Leadership

Does Your Team Actually Trust You?

Tasman Sutherland

June 8, 2026

“Hey Brad, do you think your team trust you?” It felt like it was an ‘out of nowhere’ question

that Brad was not anticipating. But really it wasn’t. Conversing with several people within

the organization, it was clear that almost his entire team followed his lead simply because

he was the boss.

“Of course they do... why? Did someone say something?” He replied with a look on his

face as though he already knew his team members were chatting about him behind his

back.

I had asked this question because I had the opportunity to sit in a planning meeting where

nearly no one shared their opinion, and if an idea was presented by Brad, you could hear

the whispers that said, “I was thinking the same thing.” It was almost as though everyone

in the room agreed with him, in an effort remain in his ‘good grace’.

As a leader, I’ve discovered that a difficult question one must often ask themself is, “Does

my team trust my leadership, or are they just nodding along to avoid conflict?”

I’ve learned as both a team member, and one who has led teams of paid staff and

volunteers, that true trust isn't built on comfortable silence. It’s developed from hard,

honest conversations. When alignment slips, milestones are missed, or morale plummets,

or even the failure to follow through; the temptation is to micromanage the symptoms. But

the root cause is almost always a gap in trust.

As a young leader, I had a eureka moment leading a team of volunteers in a youth group;

some persons on the team were old enough to be my parents; to build a successful team, I

had to find the resolve to have difficult conversations, and the absolute discipline to follow

through on them. The fear was, if I did, my team members would be upset and no longer

want to serve on a team with me. I discovered the opposite was true; they simply

respected me more for having those conversations.

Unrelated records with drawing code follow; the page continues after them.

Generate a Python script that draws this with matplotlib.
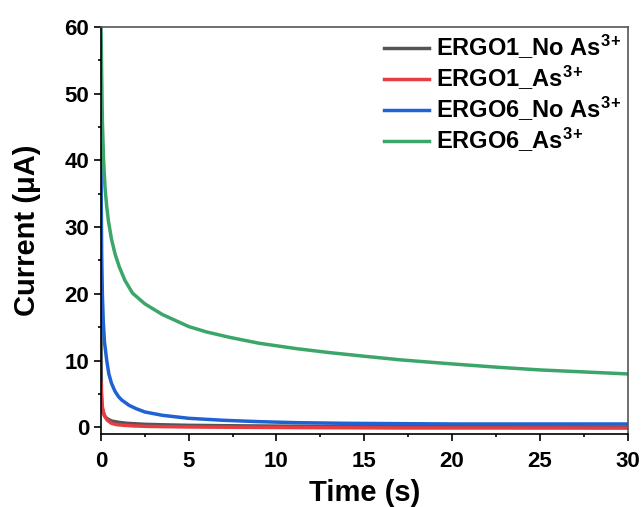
import matplotlib
matplotlib.use("Agg")
from matplotlib import pyplot
from matplotlib.ticker import MultipleLocator

pyplot.rcParams["font.family"] = ["Liberation Sans", "DejaVu Sans"]
pyplot.rcParams["font.weight"] = "bold"
pyplot.rcParams["mathtext.fontset"] = "custom"
pyplot.rcParams["mathtext.rm"] = "Liberation Sans:bold"
pyplot.rcParams["mathtext.bf"] = "Liberation Sans:bold"
pyplot.rcParams["mathtext.default"] = "bf"

# values (time in s, current in uA)
ergo1_no_t = [0.0, 0.01, 0.03, 0.06, 0.1, 0.2, 0.35, 0.6, 1.0, 1.5, 2.5, 4, 5, 8, 12, 17, 22, 30]
ergo1_no_i = [24, 10, 5, 3.3, 2.5, 1.7, 1.3, 0.95, 0.75, 0.6, 0.45, 0.35, 0.3, 0.22, 0.15, 0.1, 0.08, 0.05]

ergo1_as_t = [0.0, 0.02, 0.05, 0.08, 0.15, 0.23, 0.35, 0.6, 0.9, 1.3, 1.9, 3, 5, 8, 12, 17, 22, 30]
ergo1_as_i = [6.6, 5.2, 3.9, 3.0, 2.2, 1.6, 1.1, 0.6, 0.4, 0.3, 0.2, 0.12, 0.05, 0.0, -0.05, -0.1, -0.1, -0.12]

ergo6_no_t = [0.0, 0.02, 0.04, 0.08, 0.13, 0.2, 0.33, 0.45, 0.6, 0.8, 1.0, 1.18, 1.6, 2.0, 2.5, 3.5, 5,
              7, 9, 11.1, 14, 17, 20, 25, 30]
ergo6_no_i = [42, 33, 26, 20, 16, 12.8, 10, 8.0, 6.6, 5.4, 4.6, 4.1, 3.3, 2.8, 2.3, 1.8, 1.35,
              1.05, 0.85, 0.7, 0.6, 0.55, 0.5, 0.5, 0.5]

ergo6_as_t = [0.0, 0.02, 0.04, 0.08, 0.15, 0.23, 0.32, 0.42, 0.6, 0.8, 1.05, 1.37, 1.8, 2.5, 3.5, 5,
              6, 7.3, 9, 11.1, 13, 15, 17.1, 20, 22.6, 25, 27.5, 30]
ergo6_as_i = [61, 57, 53, 46, 40, 36, 33.3, 31, 28.2, 26, 24, 22, 20.1, 18.5, 16.9, 15.1,
              14.3, 13.5, 12.6, 11.8, 11.2, 10.65, 10.1, 9.5, 9.0, 8.6, 8.3, 8.0]

labels = [
    r"ERGO1_No As$^{3}$$^{+}$",
    r"ERGO1_As$^{3}$$^{+}$",
    r"ERGO6_No As$^{3}$$^{+}$",
    r"ERGO6_As$^{3}$$^{+}$",
]
colors = ["#555555", "#e63c42", "#1e62d4", "#3ca66a"]

fig = pyplot.figure(figsize=(6.43, 5.07), dpi=100)
ax = fig.add_axes([0.157, 0.144, 0.819, 0.803])

series = [
    (ergo1_no_t, ergo1_no_i),
    (ergo1_as_t, ergo1_as_i),
    (ergo6_no_t, ergo6_no_i),
    (ergo6_as_t, ergo6_as_i),
]
for (t, i), label, color in zip(series, labels, colors):
    ax.plot(t, i, color=color, lw=2.5, label=label)

ax.set_xlim(0, 30)
ax.set_ylim(-1, 60)
ax.xaxis.set_major_locator(MultipleLocator(5))
ax.xaxis.set_minor_locator(MultipleLocator(2.5))
ax.yaxis.set_major_locator(MultipleLocator(10))
ax.yaxis.set_minor_locator(MultipleLocator(5))
ax.tick_params(which="major", direction="out", length=5, width=1.2, labelsize=16)
ax.tick_params(which="minor", direction="out", length=2.5, width=1.2)
ax.tick_params(axis="x", which="major", pad=7)
for spine in ax.spines.values():
    spine.set_linewidth(1.2)
ax.spines["top"].set_color("#555555")
ax.spines["right"].set_color("#555555")

ax.set_xlabel("Time (s)", fontsize=21, fontweight="bold", labelpad=5)
ax.set_ylabel("Current (\u03bcA)", fontsize=21, fontweight="bold", labelpad=17)

ax.legend(
    loc="upper left",
    bbox_to_anchor=(0.537, 0.985),
    frameon=False,
    fontsize=17,
    handlelength=1.9,
    handletextpad=0.3,
    labelspacing=0.12,
    borderpad=0,
    borderaxespad=0,
)

pyplot.savefig("out.png", dpi=100)
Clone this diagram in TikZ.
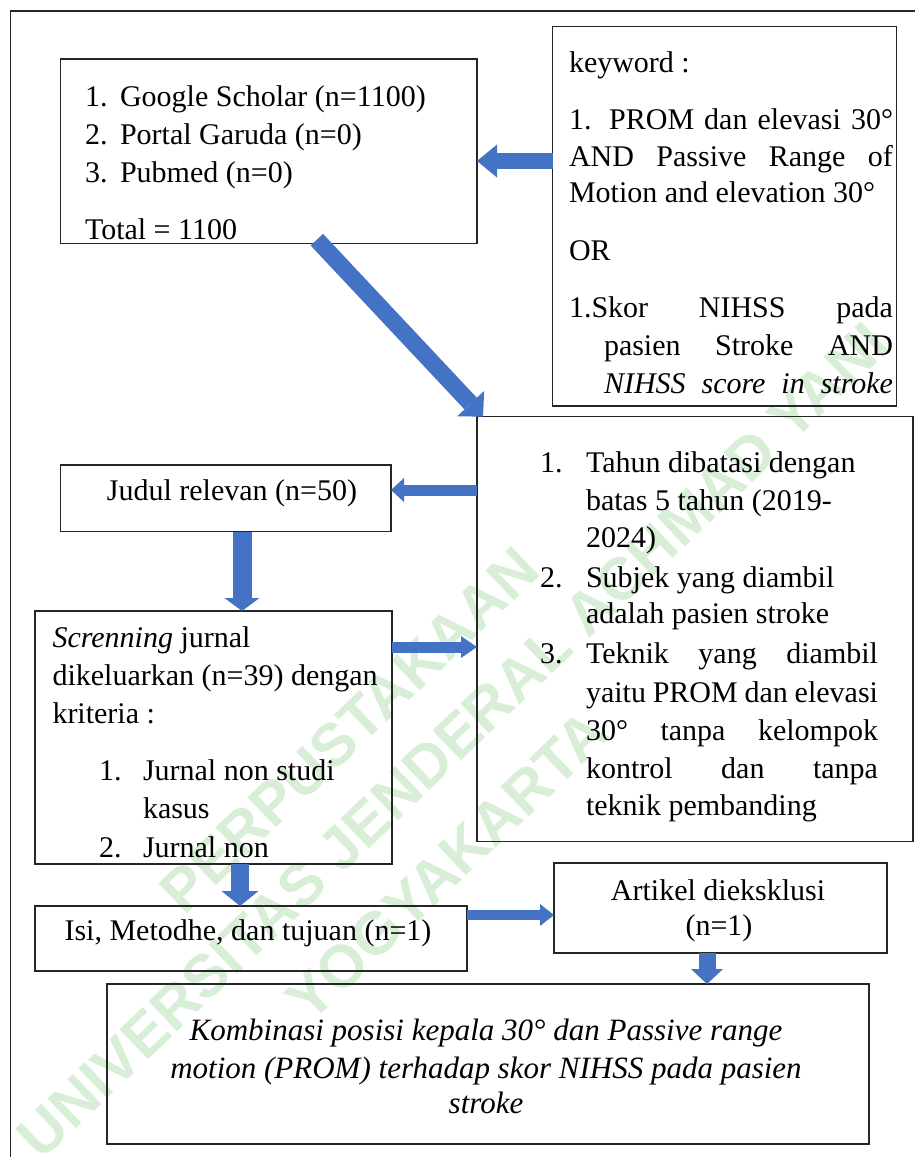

Here’s what's also true; you cannot change the team dynamic until you change your own.

Your immediate first step? Have those hard conversations with yourself. Look in the mirror

and audit your own blind spots. Where have you let standards slide? Where have you

avoided tension?

Once you face your own reality and have established real accountability; commit to your

team, own your gaps, and bring in a mentor or coach to hold your feet to the fire.

,

Trust doesn't happen by accident. It starts with your own self-accountability. Ask yourself

this question, ‘Am I ready to open the door to the hard conversations today?’